## THE REQUEST
Include the line containing "fig = plt.figure(figsize=(W" and all lines before it, repeated exactly from the listing below, without pictures.

=======

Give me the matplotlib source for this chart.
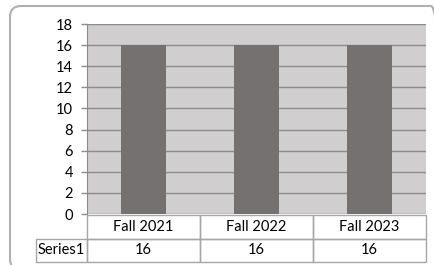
import matplotlib as mpl
import matplotlib.pyplot as plt
import matplotlib.transforms as mtransforms
from matplotlib.patches import FancyBboxPatch, Rectangle

mpl.rcParams.update({
    "font.family": ["Lato", "DejaVu Sans"],
    "font.size": 10.5,
})

categories = ["Fall 2021", "Fall 2022", "Fall 2023"]
series_name = "Series1"
values = [16, 16, 16]
yticks = list(range(0, 19, 2))

W, H = 434, 265
fig = plt.figure(figsize=(W / 100, H / 100), dpi=100)

# rounded chart-area border in pixel coords (runs off right/bottom edge)
border = FancyBboxPatch((10, -5), 432, H - 6 + 5,
                        boxstyle="round,pad=0,rounding_size=11",
                        transform=mtransforms.IdentityTransform(), fill=False,
                        edgecolor="#b0b0b0", linewidth=1.5)
fig.patches.append(border)

ax = fig.add_axes([87 / W, 1 - 214 / H, (426 - 87) / W, (214 - 24) / H])
ax.set_facecolor("#d0cece")

x = range(len(categories))
ax.bar(x, values, width=0.4, color="#767171", zorder=3)
ax.set_xlim(-0.5, len(categories) - 0.5)
ax.set_ylim(0, 18)
ax.set_yticks(yticks)
ax.yaxis.grid(True, color="#8c8c8c", linewidth=1)
ax.set_axisbelow(True)
ax.set_xticks([])

for s in ["top", "right", "bottom"]:
    ax.spines[s].set_visible(False)
ax.spines["left"].set_color("#8c8c8c")
ax.tick_params(axis="y", length=4, width=1, color="#8c8c8c", pad=6, labelsize=10.5)

# data table under the plot: x in data units, y in axes units
tr = ax.get_xaxis_transform()
row_h = 23.5 / 190
top = -1 / 190
line_c = "#a6a6a6"
for j, cat in enumerate(categories):
    for k, txt in enumerate([cat, str(values[j])]):
        y0 = top - (k + 1) * row_h
        ax.add_patch(Rectangle((j - 0.5, y0), 1, row_h, transform=tr, fill=False,
                               edgecolor=line_c, linewidth=1, clip_on=False))
        ax.text(j, y0 + row_h / 2, txt, transform=tr, ha="center", va="center",
                fontsize=10.5, color="black")

# row label cell, in axes units
lab_w = 51 / 339
y0 = top - 2 * row_h
ax.add_patch(Rectangle((-lab_w, y0), lab_w, row_h, transform=ax.transAxes, fill=False,
                       edgecolor=line_c, linewidth=1, clip_on=False))
ax.text(-lab_w + 2 / 339, y0 + row_h / 2, series_name, transform=ax.transAxes,
        ha="left", va="center", fontsize=10.5, color="black")

fig.savefig("out.png", dpi=100)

=======

## FINAL ANSWER
Give me the matplotlib source for this chart.
import matplotlib as mpl
import matplotlib.pyplot as plt
import matplotlib.transforms as mtransforms
from matplotlib.patches import FancyBboxPatch, Rectangle

mpl.rcParams.update({
    "font.family": ["Lato", "DejaVu Sans"],
    "font.size": 10.5,
})

categories = ["Fall 2021", "Fall 2022", "Fall 2023"]
series_name = "Series1"
values = [16, 16, 16]
yticks = list(range(0, 19, 2))

W, H = 434, 265
fig = plt.figure(figsize=(W / 100, H / 100), dpi=100)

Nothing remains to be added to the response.